What Is The Main Message Of Walden Or, Life In The Woods?

2025-12-09 16:56:02 84

5 Answers

Tobias
Tobias
2025-12-12 08:08:22
Thoreau’s masterpiece is often misread as a hermit’s diary, but its brilliance lies in its subversive humor. The main message? Society’s rules are optional. His exaggerated accounts of visitors (like the farmer who couldn’t fathom life without bought butter) highlight how habits become prisons. The book’s structure mimics this—meandering like a forest path, yet every anecdote circles back to autonomy.

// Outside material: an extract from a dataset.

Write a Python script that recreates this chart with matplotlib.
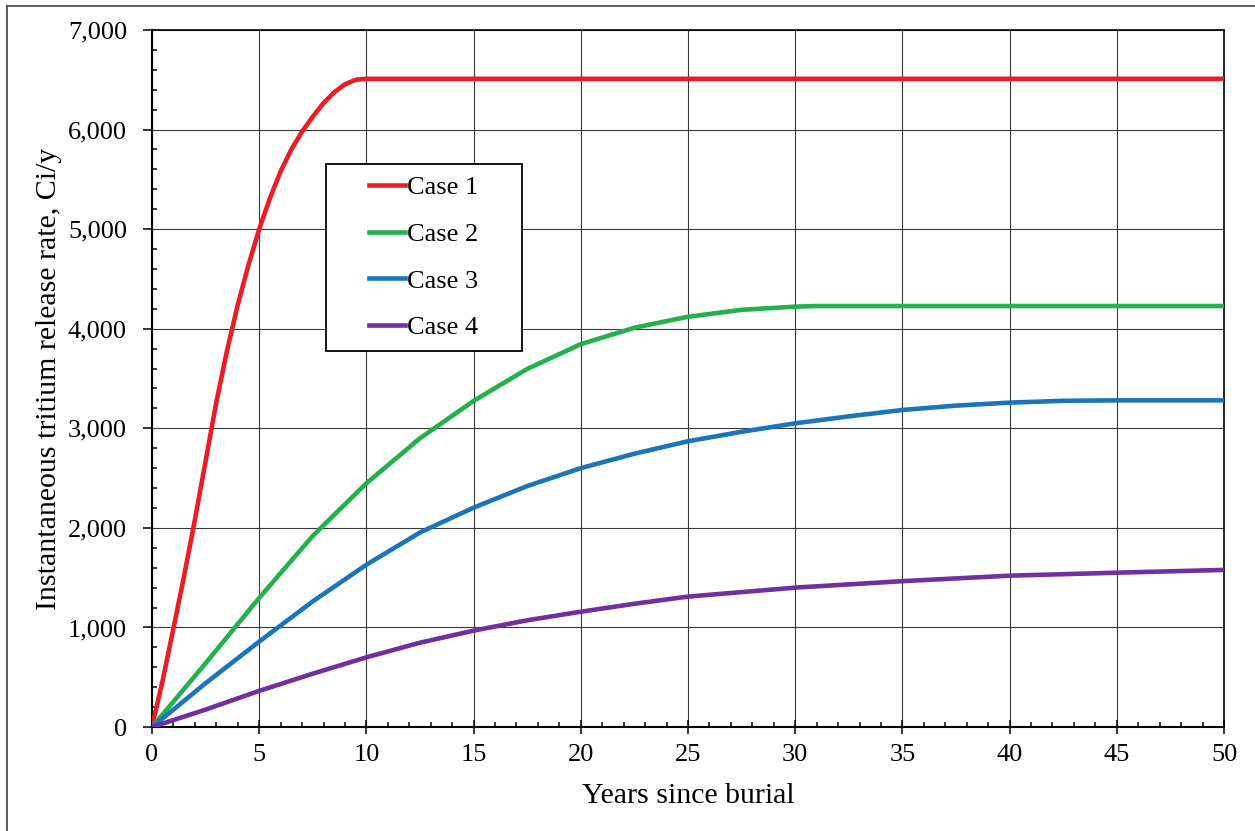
import matplotlib.pyplot as plt
import matplotlib.patches as mpatches
from matplotlib.lines import Line2D
from matplotlib.ticker import MultipleLocator, FuncFormatter

plt.rcParams['font.family'] = ['Liberation Serif', 'DejaVu Serif']

# values
years_1 = [0, 0.5, 1, 1.5, 2, 2.5, 3, 3.5, 4, 4.5, 5, 5.5, 6, 6.5, 7, 7.5, 8, 8.5, 9, 9.5, 10, 50]
case_1 = [0, 470, 990, 1520, 2080, 2670, 3260, 3780, 4240, 4640, 5000, 5310, 5580, 5800, 5980,
          6130, 6265, 6375, 6455, 6500, 6510, 6510]

years_2 = [0, 1, 2.5, 5, 7.5, 10, 12.5, 15, 17.5, 20, 22.5, 25, 27.5, 30, 31, 50]
case_2 = [0, 255, 640, 1297, 1920, 2448, 2900, 3275, 3596, 3845, 4010, 4120, 4190, 4222, 4228, 4228]

years_3 = [0, 1, 2.5, 5, 7.5, 10, 12.5, 15, 17.5, 20, 22.5, 25, 27.5, 30, 32.5, 35, 37.5, 40,
           42.5, 45, 50]
case_3 = [0, 175, 440, 858, 1262, 1630, 1954, 2203, 2420, 2600, 2745, 2870, 2965, 3050, 3120,
          3184, 3228, 3258, 3276, 3281, 3281]

years_4 = [0, 1, 2.5, 5, 7.5, 10, 12.5, 15, 17.5, 20, 22.5, 25, 30, 35, 40, 45, 50]
case_4 = [0, 70, 175, 363, 536, 700, 847, 968, 1072, 1158, 1238, 1310, 1400, 1465, 1520, 1550, 1578]

labels = ['Case 1', 'Case 2', 'Case 3', 'Case 4']
colors = ['#ED1C24', '#22B14C', '#1B75BB', '#7030A0']

fig = plt.figure(figsize=(12.55, 8.31), dpi=100)
ax = fig.add_axes([0.1211, 0.1251, 0.8542, 0.8388])

handles = []
for xs, ys, lab, col in zip([years_1, years_2, years_3, years_4],
                            [case_1, case_2, case_3, case_4], labels, colors):
    h, = ax.plot(xs, ys, color=col, lw=3.3, label=lab, zorder=3)
    handles.append(h)

ax.set_xlim(0, 50)
ax.set_ylim(0, 7000)
ax.xaxis.set_major_locator(MultipleLocator(5))
ax.xaxis.set_minor_locator(MultipleLocator(1))
ax.yaxis.set_major_locator(MultipleLocator(1000))
ax.yaxis.set_minor_locator(MultipleLocator(200))
ax.yaxis.set_major_formatter(FuncFormatter(lambda v, p: f'{int(v):,}'))

ax.grid(True, which='major', color='#3a3a3a', lw=0.8)
ax.set_axisbelow(True)

ax.tick_params(axis='x', which='major', direction='inout', length=10, width=1.1,
               labelsize=19, pad=7.5, colors='black')
ax.tick_params(axis='x', which='minor', direction='in', length=3.6, width=1.1)
ax.tick_params(axis='y', which='major', direction='out', length=6.5, width=1.1,
               labelsize=19, pad=11.5)
ax.tick_params(axis='y', which='minor', direction='in', length=3.9, width=1.1)

for side in ['left', 'bottom']:
    ax.spines[side].set_linewidth(1.5)
for side in ['top', 'right']:
    ax.spines[side].set_linewidth(1.2)

ax.set_xlabel('Years since burial', fontsize=21.5, labelpad=12)
ax.set_ylabel('Instantaneous tritium release rate, Ci/y', fontsize=21.5, labelpad=4)

# legend box
box = mpatches.Rectangle((0.1623, 0.5395), 0.1828, 0.2683, transform=ax.transAxes,
                         facecolor='white', edgecolor='black', lw=1.3, zorder=4)
ax.add_patch(box)
leg = ax.legend(handles=handles, loc='center', bbox_to_anchor=(0.2537, 0.6737),
                frameon=False, fontsize=19, handlelength=1.35, handletextpad=0.1,
                labelspacing=0.88)
leg.set_zorder(5)

# outer border of the picture
fig.add_artist(Line2D([0.0056, 1.0], [0.9928, 0.9928], transform=fig.transFigure,
                      color='#444444', lw=1.2))
fig.add_artist(Line2D([0.0056, 0.0056], [0.0, 0.9928], transform=fig.transFigure,
                      color='#444444', lw=1.2))

fig.savefig('out.png', dpi=100)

His economic calculations are sly satire. By itemizing his $28 cabin costs, he exposes the absurdity of lifelong debt for status. The deeper thread is about sovereignty over time. When he describes winter’s silence or spring’s thaw, it’s not just poetry—it’s proof that richness comes from attention, not possessions. Modern readers might smirk at his bean rows, but his question lingers: How much of what we do is truly ours, and how much is performance?
George
George
2025-12-12 14:49:01
'Walden' is Thoreau’s love letter to conscious living. Beyond the nature writing, it’s a challenge to examine our defaults. His famous quote about marching to 'a different drummer' isn’t about individualism for its own sake—it’s about aligning actions with personal truth. The book’s endurance comes from its layered rebellion: against consumerism, against hurry, against living through others’ expectations.

What struck me most was his distinction between solitude and isolation. His cabin was a lens, not an escape. The way he chronicles seasons—ice cracking, leaves changing—becomes a metaphor for internal growth. It’s not anti-society; it’s pro-self-discovery. Two centuries later, his question still burns: If we aren’t present for our own lives, who exactly is living them?
Claire
Claire
2025-12-13 12:07:55
Thoreau’s 'Walden' is like a mirror held up to modern life, showing how much we complicate things unnecessarily. The main takeaway? Authenticity over accumulation. He built his cabin not to escape society but to confront the essentials—food, shelter, warmth—without distractions. It’s fascinating how he frames self-reliance not as isolation but as clarity. The chapters on economy read like a manifesto against mindless labor just to afford unnecessary luxuries.

What resonates is his critique of how technology (even the railroads of his time) creates distance from real experience. His detailed accounts of bean farming or winter Ice aren’t just quaint; they’re acts of deep engagement. The book’s power lies in its quiet defiance—a call to measure life by 'the number of things you’ve loved and understood,' not productivity metrics. It’s philosophy disguised as a pondside diary.
Mila
Mila
2025-12-14 13:49:24
Reading 'Walden' feels like stepping into Thoreau’s mind as he peels back the layers of societal expectations. At its core, the book is a rebellion against the idea that wealth and busyness equal fulfillment. Thoreau’s experiment by Walden Pond wasn’t just about living cheaply—it was about reclaiming time to think, observe, and truly live. He argues that simplicity isn’t deprivation but a way to uncover what matters.

What stays with me most is his insistence on intentionality. The famous line about 'men leading lives of quiet Desperation' hits harder every time I reread it. It’s not anti-modernity; it’s pro-awareness. The loons on the pond, the ants waging war—these aren’t just nature notes. They’re reminders that wonder exists when we slow down enough to notice. Thoreau’s message feels urgent today, like a blueprint for resisting the chaos of constant consumption.
Tyler
Tyler
2025-12-14 17:39:29
If I had to sum up 'Walden' in one word, it’d be 'awakening.' Thoreau isn’t preaching wilderness survival; he’s showing how stripping away societal noise reveals what’s already inside us. the message threads through every observation—whether he’s marveling at ice patterns or mocking neighbors obsessed with property lines. It’s about presence. His experiment proves that solitude isn’t loneliness but a space where thoughts can breathe.

The irony? This book written in 1854 feels more radical now. When he writes 'our life is frittered away by detail,' I think of smartphone notifications. His insistence on living deliberately isn’t a retreat—it’s an active choice to prioritize meaning over motion. That’s why generations keep returning to it; it’s less a guide to pond life and more a manual for inner freedom.